Center for Rural Development
- The 45 counties in the Center for Rural Development's service area
- Formation: March 1996; 30 years ago
- Type: 501(c)(3) nonprofit organization
- Headquarters: Somerset, Kentucky
- Location: United States;
- Region served: 45 counties in Southern Kentucky and Eastern Kentucky
- Website: https://centertech.com/

= Center for Rural Development =

American nonprofit organization

The Center for Rural Development in Somerset, Kentucky, was established in March 1996. It is a 501(c)(3) nonprofit organization.

The center's goal is to promote innovative, sustainable economic development and improve quality of life for the people it serves. The center's programs and services focus on the areas of public safety, arts and culture, leadership, and technology.

==History ==
The center was established in Somerset, Kentucky, in March 1996, and became a 501(c)(3) nonprofit organization. It was the idea of U.S. Congressman from Kentucky Hal Rogers. At the outset it was viewed as a partnership between the state and the University of Kentucky, and it was supported by state and federal funds.

Due to the COVID-19 pandemic, the center held its programming virtually in 2020. In October 2020, the center was awarded over $400,000 in grant funding by the Appalachian Regional Commission. In February 2021, it received a $440,400 PPP loan.

==Programs==

The center's programs serve residents in a 45-county area in Southern Kentucky and Eastern Kentucky.
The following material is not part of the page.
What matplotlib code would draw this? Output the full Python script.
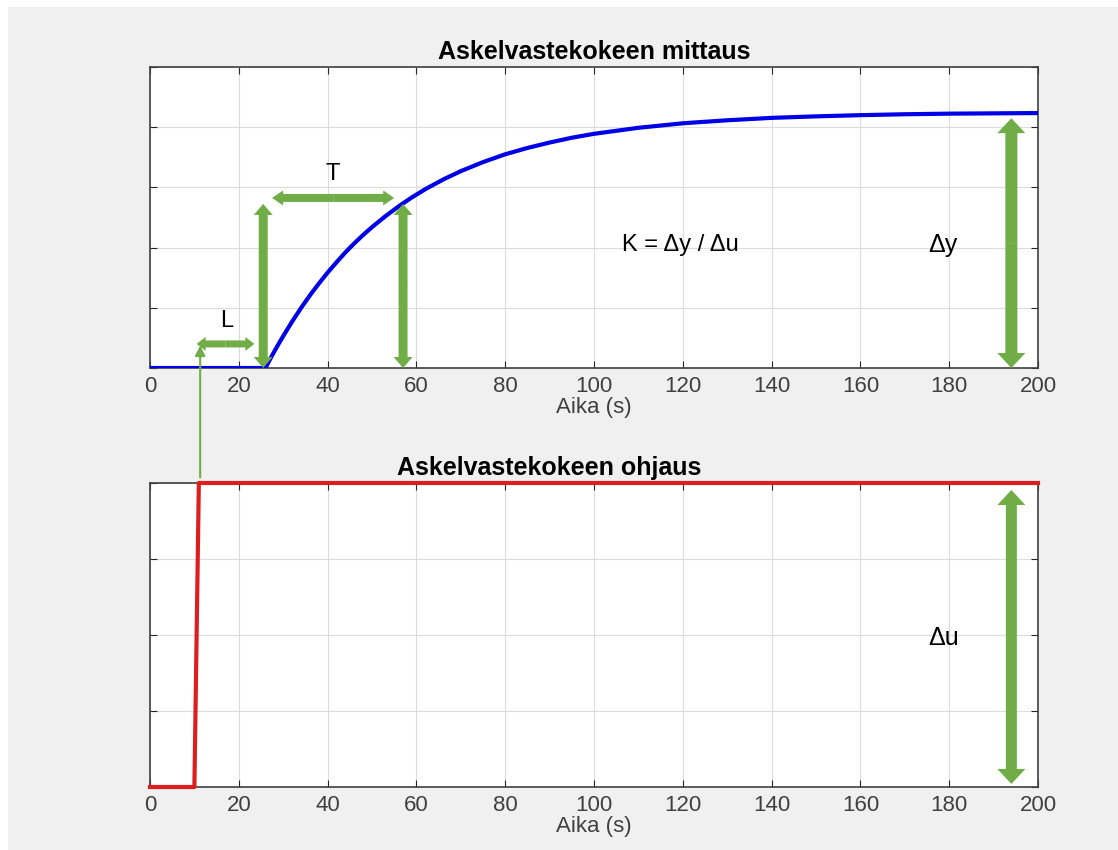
"""
Askelvastekoe: mitattu vaste (ylä) ja ohjausaskel (ala), merkittynä L, T, Δy ja Δu.
"""

import matplotlib.pyplot as plt
from matplotlib.patches import FancyArrowPatch, ConnectionPatch, Rectangle

# ── data luettu kuvasta ──────────────────────────────────────────────────────
t_y = [0, 26, 27, 28, 29, 30, 32, 34, 36, 38, 40, 42, 44, 46, 48, 50, 53, 56,
       59, 62, 66, 70, 75, 80, 85, 90, 95, 100, 110, 120, 130, 140, 150, 160,
       170, 180, 200]
y_meas = [0, 0, 0.028, 0.055, 0.081, 0.106, 0.154, 0.199, 0.241, 0.280, 0.317,
          0.351, 0.384, 0.414, 0.442, 0.468, 0.504, 0.537, 0.567, 0.594, 0.626,
          0.654, 0.684, 0.710, 0.731, 0.749, 0.765, 0.778, 0.798, 0.813, 0.823,
          0.831, 0.836, 0.840, 0.843, 0.845, 0.847]

t_u = [0, 10, 11, 200]
u_ctrl = [0, 0, 1, 1]

x_ticks = list(range(0, 201, 20))
y_ticks_top = [0, 0.2, 0.4, 0.6, 0.8, 1.0]
y_ticks_bot = [0, 0.25, 0.5, 0.75, 1.0]

step_time = 10.5      # ohjausaskel
delay_end = 25.5      # L:n loppu (vasteen alku)
t63 = 57              # T:n loppu
y63 = 0.545
dy_top = 0.83
x_delta = 194

GREEN = "#70ad47"
FONT = ["Liberation Sans", "DejaVu Sans"]
plt.rcParams["font.family"] = FONT

PX = 72 / 100  # pikseleistä pisteiksi (dpi 100)


def double_arrow(ax, p0, p1, tail, head_w, head_l, color=GREEN):
    """Paksu kaksipäinen nuoli kahtena puolikkaana keskeltä ulospäin."""
    mid = ((p0[0] + p1[0]) / 2, (p0[1] + p1[1]) / 2)
    style = (f"simple,head_length={head_l * PX:.2f},head_width={head_w * PX:.2f},"
             f"tail_width={tail * PX:.2f}")
    for end in (p0, p1):
        ax.add_patch(FancyArrowPatch(mid, end, arrowstyle=style, mutation_scale=1,
                                     shrinkA=0, shrinkB=0, facecolor=color,
                                     edgecolor="none", lw=0, zorder=5,
                                     clip_on=False))


def style_axes(ax, yticks, title, title_x=0.5):
    ax.set_xlim(0, 200)
    ax.set_ylim(0, 1)
    ax.set_xticks(x_ticks)
    ax.set_yticks(yticks)
    ax.set_yticklabels([])
    ax.tick_params(direction="in", length=5, top=True, right=True,
                   labelsize=16, labelcolor="#404040", color="#262626", pad=6)
    ax.grid(True, color="#dcdcdc", linewidth=0.8)
    for s in ax.spines.values():
        s.set_color("#404040")
        s.set_linewidth(1.2)
    ax.set_xlabel("Aika (s)", fontsize=16, color="#404040", labelpad=0)
    ax.set_title(title, fontsize=18, fontweight="bold", x=title_x, pad=6)


fig = plt.figure(figsize=(11.18, 8.5), dpi=100)
fig.patch.set_facecolor("white")
fig.add_artist(Rectangle((8 / 1118, 0), 1, 1 - 7 / 850, transform=fig.transFigure,
                         facecolor="#f0f0f0", edgecolor="none", zorder=-10))

ax1 = fig.add_axes([150 / 1118, 1 - 368 / 850, 888 / 1118, 301 / 850])
ax2 = fig.add_axes([150 / 1118, 1 - 787 / 850, 888 / 1118, 304 / 850])

# ── yläkuva: mittaus ─────────────────────────────────────────────────────────
ax1.plot(t_y, y_meas, color="#0000e6", linewidth=3, zorder=4)
style_axes(ax1, y_ticks_top, "Askelvastekokeen mittaus")

double_arrow(ax1, (step_time, 0.08), (delay_end - 2, 0.08), 7, 14, 9)
double_arrow(ax1, (delay_end, 0.0), (delay_end, y63), 9, 19, 11)
double_arrow(ax1, (delay_end + 2, y63 + 0.02), (t63 - 2, y63 + 0.02), 8, 15, 11)
double_arrow(ax1, (t63, y63), (t63, 0.0), 9, 19, 11)
double_arrow(ax1, (x_delta, 0.0), (x_delta, dy_top), 12, 28, 15)

ax1.text((step_time + delay_end) / 2 - 0.8, 0.155, "L", fontsize=17,
         ha="center", va="center")
ax1.text((delay_end + t63) / 2, 0.645, "T", fontsize=17, ha="center", va="center")
ax1.text(119.5, 0.41, "K = Δy / Δu", fontsize=17, ha="center", va="center")
ax1.text(178.5, 0.41, "Δy", fontsize=18, ha="center", va="center")

# ── alakuva: ohjaus ──────────────────────────────────────────────────────────
ax2.plot(t_u, u_ctrl, color="#dc1e1e", linewidth=3, zorder=4, clip_on=False)
style_axes(ax2, y_ticks_bot, "Askelvastekokeen ohjaus", title_x=0.449)
double_arrow(ax2, (x_delta, 0.01), (x_delta, 0.977), 11, 28, 15)
ax2.text(178.8, 0.49, "Δu", fontsize=18, ha="center", va="center")

# ohut nuoli ohjausaskeleesta L:n alkuun
con = ConnectionPatch(xyA=(step_time + 0.8, 1.0), coordsA=ax2.transData,
                      xyB=(step_time + 0.8, 0.075), coordsB=ax1.transData,
                      arrowstyle="-|>,head_length=0.5,head_width=0.25",
                      mutation_scale=12, shrinkA=4, shrinkB=0,
                      color=GREEN, lw=1.5, zorder=6)
fig.add_artist(con)

fig.savefig("out.png", dpi=100)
It has a 100,000 square foot meeting and convention facility. The Somerset-Pulaski County Chamber of Commerce meets at the center.

It provides free youth leadership programs for middle school and high school students. Rogers Scholars, a one-week summer camp that had been attended by 1,100 high school students by 2017, is a partnership with 19 colleges and universities. It provides scholarship to students who meet certain academic requirements. The Union College in Barbourville, Kentucky, offers a $1,000 scholarship to all "Rogers Explorers" who attend camp at their location. The "Entrepreneurial Leadership Institute" (ELI) provides instruction to high school students in how to initiate and manage a business venture. The students who win the ELI's Business Concept Competition earn a $16,000 scholarship to Eastern Kentucky University, in Richmond, Kentucky.

The center's "Displaced Coal Miner Training" program provides technical skills training in 15 career fields for displaced coal miners and former coal employees who were adversely impacted by the region's declining coal industry.